The rush to digital devices in American classrooms is making students dumber every day. I was
reminded of this while re-organizing my desk drawer to find a secure place for my slide rule.
Many readers would respond: “You still use a slide rule? We’ve had digital devices with ‘log’ keys
for decades!”
And that is the point. For two decades now, most students come to college without the least idea
what a logarithmic scale does. They just punch the ‘log’ key on a calculator and accept the answer.
Only if students hold in their hands a logarithmic scale, where the distance from 1-to-10 equals the
next distance from 10-to-100 and the next from 100-to-1000 can they begin to understand logarithms.
Only by manipulating a slide rule can they come to understand that you can multiply by adding and
divide by subtracting. That learning comes as much by “feeling” the manipulations you make with the
slide rule as it does by any abstract words or text.
For a time in the 1990s, it appeared that we would lose another important experience: the circular
clockface with hands. Many time pieces on our wrists and on our walls are now digital, flashing their
square-block numbers. But enough analog clocks remain in our children’s environment that they still get
to learn the big hand is minutes and the little hand is for hours. It can help understand base 12. But the most important lesson is that the clock hands move “clockwise.”
Take away the analog clockface and we take away our students’ only definition of clockwise.
Tornadoes rotate counter-clockwise in the northern hemisphere, clockwise in Australia. But that
statement becomes absolutely meaningless if all of the clocks in a student’s experience are digital.
Then there is the lever. We may pry up a lid on a paint can or use a screwdriver to pry up a nail. But
for a real thought-filled understanding of a lever, the best example is the teeter-totter. Older generations
of students learned to adjust the board across the pivot point (fulcrum) to balance a heavier playmate
with a lighter one. And we learned that when the fulcrum was off-center, the lighter playmate went
higher. That valuable educational experience is now gone from our playgrounds. Perhaps someday we
will enclose every student in a protective bubble—and they will learn nothing.

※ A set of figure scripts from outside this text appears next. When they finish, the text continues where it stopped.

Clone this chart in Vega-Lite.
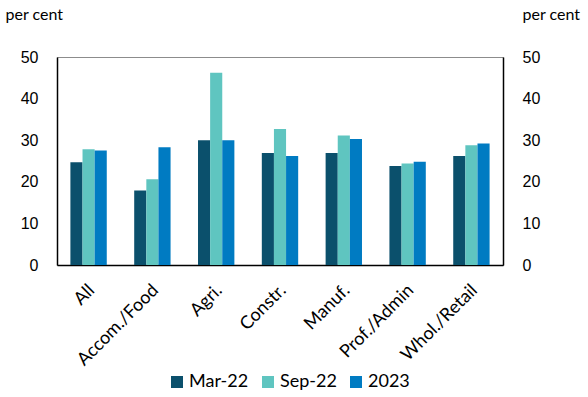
{
  "$schema": "https://vega.github.io/schema/vega-lite/v6.json",
  "autosize": "none",
  "width": 446,
  "height": 208,
  "padding": {"left": 57, "top": 57, "right": 85, "bottom": 132},
  "background": "white",
  "config": {
    "font": "Lato",
    "view": {"stroke": "#8c8c8c", "strokeWidth": 1},
    "axis": {"labelFont": "Lato", "titleFont": "Lato", "labelColor": "#000", "titleColor": "#000"}
  },
  "data": {
    "values": [
      {"sector": "All", "period": "Mar-22", "value": 24.7},
      {"sector": "All", "period": "Sep-22", "value": 27.8},
      {"sector": "All", "period": "2023", "value": 27.5},
      {"sector": "Accom./Food", "period": "Mar-22", "value": 17.9},
      {"sector": "Accom./Food", "period": "Sep-22", "value": 20.6},
      {"sector": "Accom./Food", "period": "2023", "value": 28.3},
      {"sector": "Agri.", "period": "Mar-22", "value": 30.0},
      {"sector": "Agri.", "period": "Sep-22", "value": 46.2},
      {"sector": "Agri.", "period": "2023", "value": 30.0},
      {"sector": "Constr.", "period": "Mar-22", "value": 26.9},
      {"sector": "Constr.", "period": "Sep-22", "value": 32.7},
      {"sector": "Constr.", "period": "2023", "value": 26.2},
      {"sector": "Manuf.", "period": "Mar-22", "value": 26.9},
      {"sector": "Manuf.", "period": "Sep-22", "value": 31.1},
      {"sector": "Manuf.", "period": "2023", "value": 30.3},
      {"sector": "Prof./Admin", "period": "Mar-22", "value": 23.8},
      {"sector": "Prof./Admin", "period": "Sep-22", "value": 24.4},
      {"sector": "Prof./Admin", "period": "2023", "value": 24.8},
      {"sector": "Whol./Retail", "period": "Mar-22", "value": 26.2},
      {"sector": "Whol./Retail", "period": "Sep-22", "value": 28.8},
      {"sector": "Whol./Retail", "period": "2023", "value": 29.2}
    ]
  },
  "encoding": {
    "x": {
      "field": "sector", "type": "nominal", "sort": null,
      "scale": {"paddingInner": 0.43, "paddingOuter": 0.21},
      "axis": {"title": null, "labelAngle": -45, "labelFontSize": 18, "ticks": false, "domainColor": "#000", "domainWidth": 1.5, "labelPadding": 16, "labelOffset": -3}
    },
    "xOffset": {"field": "period", "type": "nominal", "sort": ["Mar-22", "Sep-22", "2023"]},
    "y": {"field": "value", "type": "quantitative", "scale": {"domain": [0, 50]}}
  },
  "layer": [
    {
      "mark": {"type": "bar"},
      "encoding": {
        "color": {
          "field": "period", "type": "nominal",
          "sort": ["Mar-22", "Sep-22", "2023"],
          "scale": {"domain": ["Mar-22", "Sep-22", "2023"], "range": ["#0b506c", "#5fc5c0", "#007bc2"]},
          "legend": {
            "title": null, "orient": "none", "direction": "horizontal",
            "legendX": 111, "legendY": 316,
            "symbolType": "square", "symbolSize": 144, "symbolStrokeWidth": 0,
            "labelFontSize": 18, "labelFont": "Lato", "labelColor": "#000", "columnPadding": 10, "labelOffset": 3
          }
        },
        "y": {
          "field": "value", "type": "quantitative",
          "axis": {
            "title": "per cent", "titleAngle": 0, "titleAlign": "left", "titleBaseline": "alphabetic",
            "titleX": -52, "titleY": -38, "titleFontSize": 16, "titleFontWeight": "normal",
            "values": [0, 10, 20, 30, 40, 50], "labelFont": "Liberation Sans", "labelFontSize": 16, "ticks": false, "grid": false,
            "labelPadding": 19, "domainColor": "#000", "domainWidth": 1.5
          }
        }
      }
    },
    {
      "mark": {"type": "bar", "opacity": 0},
      "encoding": {
        "y": {
          "field": "value", "type": "quantitative",
          "axis": {
            "orient": "right",
            "title": "per cent", "titleAngle": 0, "titleAlign": "left", "titleBaseline": "alphabetic",
            "titleX": 19, "titleY": -38, "titleFontSize": 16, "titleFontWeight": "normal",
            "values": [0, 10, 20, 30, 40, 50], "labelFont": "Liberation Sans", "labelFontSize": 16, "ticks": false, "grid": false,
            "labelPadding": 19, "domainColor": "#000", "domainWidth": 1.5
          }
        }
      }
    }
  ],
  "resolve": {"axis": {"y": "independent"}}
}
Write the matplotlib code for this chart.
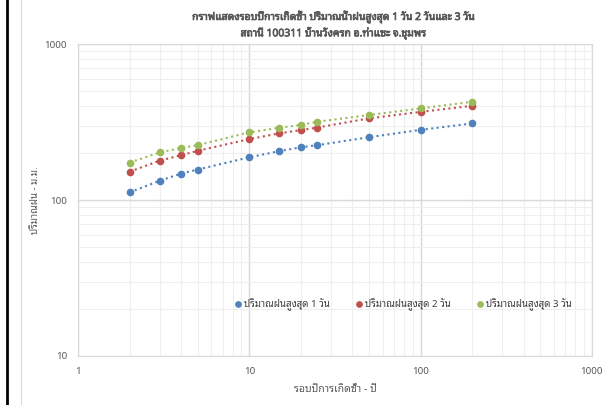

The counterargument is that the concepts of logarithms, clockwise, and leverage can all be learned on
those everpresent square-cornered devices in students’ hands. But those are abstractions and pictures of
abstractions. Every minute a student spends with neck bent at 60 degrees immersed in their digital
devices is a minute they are no longer experiencing the real world. And it was the real multi-sensory
experiences with the real world that built meaning. But today our students are desperately falling behind
in these very skills based on experiences—hands on, genuinely interactive, real consequence, test-truthful experiences—that digital devices do not provide.
Schools in China do not make this mistake. For the most part, they do not allow calculators and other
digital devices into the classroom until middle school. And then, the use of these devices is strictly
limited. Students can take square roots and do log equations without ever hitting a key on the calculator.
The result is that today the majority of terminal degrees in engineering and physics at U.S. universities go to foreign born and educated students who were kept away from digital devices when young.
Teckies agonize that there are still regions of rural America that do not have broadband access and
they fret over the “digital divide,” the haves and have-nots in digital technology. Ironically, it is those rural students who grow up with a hunting knife or multipurpose tool on their belt, rather than a
smartphone, who are making up the backbone of our organismic biology students who will work for fish
and game divisions and in conservation fields. In these areas, the advantage to the “digital divide” lies
with those who are not constantly distracted by videogames, virtual unreality, and hyper-society.
It is past time to put slide rules and analog clocks back into our classrooms, and teeter-totters back on
the playground. —And shelve the expensive digital toys.
John Richard Schrock is a professor at Emporia State University.